This post is by Jacob Smith, co-author of the The Nimble Nonprofit: An Unconventional Guide to Sustaining and Growing Your Nonprofit. The book is so awesome that I asked Jacob to post adapted excerpts from it here for you, every Friday for ten weeks. Tweet at @brightplus3 if you’re loving it!
Your nonprofit looks and acts like a business. You incorporated with the state, so the secretary of state believes you are a business. You file tax returns, so the IRS believes you are a business. If your nonprofit spends more than it brings in, it will go belly up, which means that it lives and dies on cash flow, just like any other business. Like most private ventures, your success depends on committed proponents and an effective value proposition. In most of the ways that matter, your nonprofit is a business.
Why is it important to point this out? Because many nonprofits labor under the illusion that they aren’t really businesses. Even worse, many nonprofits use the idea that they are fundamentally different as an excuse to do a sloppy, undisciplined, ineffective job of running their nonprofit. You can’t pay your employees competitively? Hogwash. You can’t measure outcomes in a meaningful way? Poppycock. You don’t need to carefully manage your cash flow and your books? Ridiculous. You don’t need to train your senior staff to become be skilled managers? Nonsense.
I discovered how differently organizations can approach spending strategies in the mid-1990s, when I met an Intel engineer whose entire team replaced their computers every twelve months because they had realized that the productivity gains from new technology far outweighed the costs. At the time, I worked for a regional social services nonprofit in Oregon that applied a conventional “use it until it breaks” mindset toward their computers, which meant using old, slow, unstable machines, each of which ran operating systems and software configurations different from the other. My employer never evaluated computer replacement schedules based on cost and productivity in the way that Intel and many other private sector outfits do. As a result, productivity was consistently compromised, and staff wasted time trying to accomplish simple tasks that their computers should have handled with ease.
Other examples are easy to come by: requiring staff to find couches to sleep on even though a crappy night’s sleep will make their time at the conference less productive, directives to purchase the cheapest possible airline ticket even if it includes two stops and a four-hour layover at the Detroit airport (as though the time spent by staff members wasted on air travel has no value), sloppy invoicing procedures that needlessly weaken an organization’s cash flow, failing to evaluate if the cost of a program in time and other resources justifies the mission outcomes, and the like.

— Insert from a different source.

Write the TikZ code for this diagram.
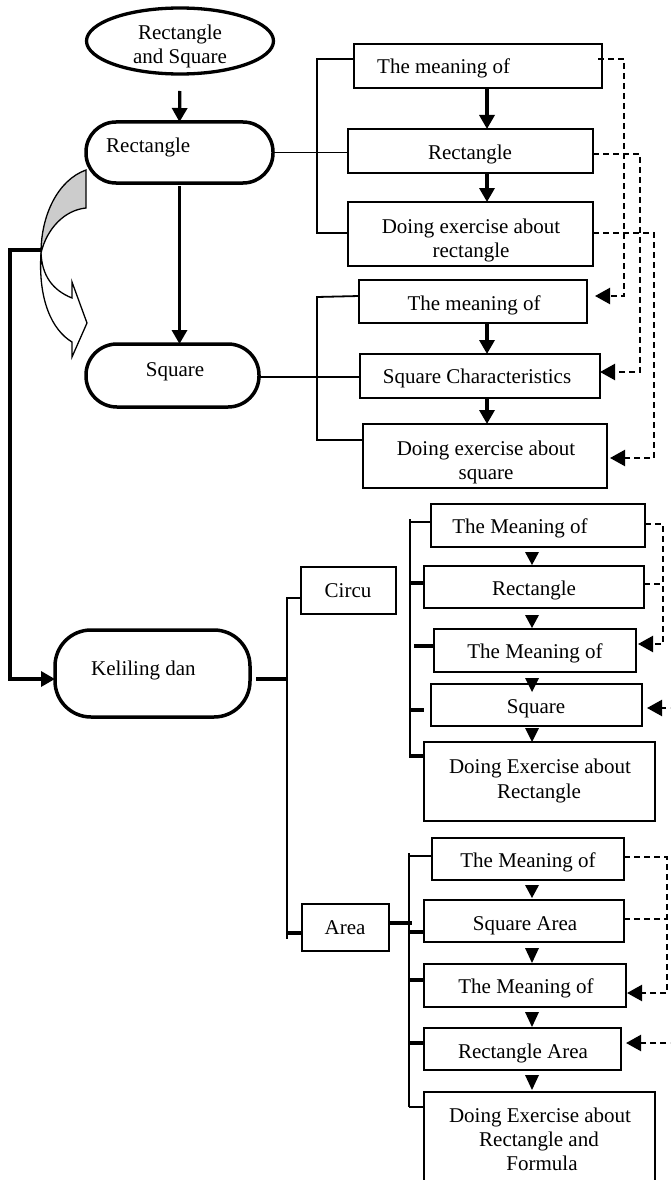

You might be able to sustain your nonprofit over time even if you run it poorly. This is true in the private sector, as well: plenty of businesses with weak leadership, weak business plans, or weak execution persist for a very long time. Some even thrive despite these handicaps. As best-selling author and business consultant Jim Collins pointed out in Good to Great and the Social Sectors, both the business world and the nonprofit world run the gamut from the sloppy, useless, not-likely-to-be-around-next-year outfits to the slick, efficient, effective, highly successful operations. But your organization is at greater risk of failure if you run it poorly, and, more importantly, you will not do as much to advance your cause as you could and should.
The key to being great isn’t emulating “the private sector,” but, rather, learning from the best practices across all sectors. (Blindly mimicking “the business world” can be just as hazardous as ignoring it.) But when it comes to successfully running a nonprofit, the differences between the two sectors matter less than you might think. Your nonprofit will measure success by its social impact rather than by the financial return, but your fundamental mission is the same: produce a high value return on the investment made by funders and customers. Some or all of your revenue may come from sources that don’t involve selling a product or service, but, for most nonprofits, the bulk of the income comes from providing value, which might include a tax deduction, a sense of satisfaction for supporting a worthy cause, a splashy magazine, a service of some kind, or access to particular social or professional networks. Your nonprofit gets special tax benefits in exchange for not having owners, but these benefits don’t change the basic laws of business physics: the money coming in must match or exceed the money going out or you’ll close your doors. And the rising interest in social entrepreneurship and businesses that overtly incorporate social change goals into their mission is further blurring the line.
Rather than justify poor business practices and uneven performance on the basis of your nonprofit status, learn from and apply the best practices of all sectors. You’ll survive longer, thrive more fully, and do a better job of advancing your important social mission.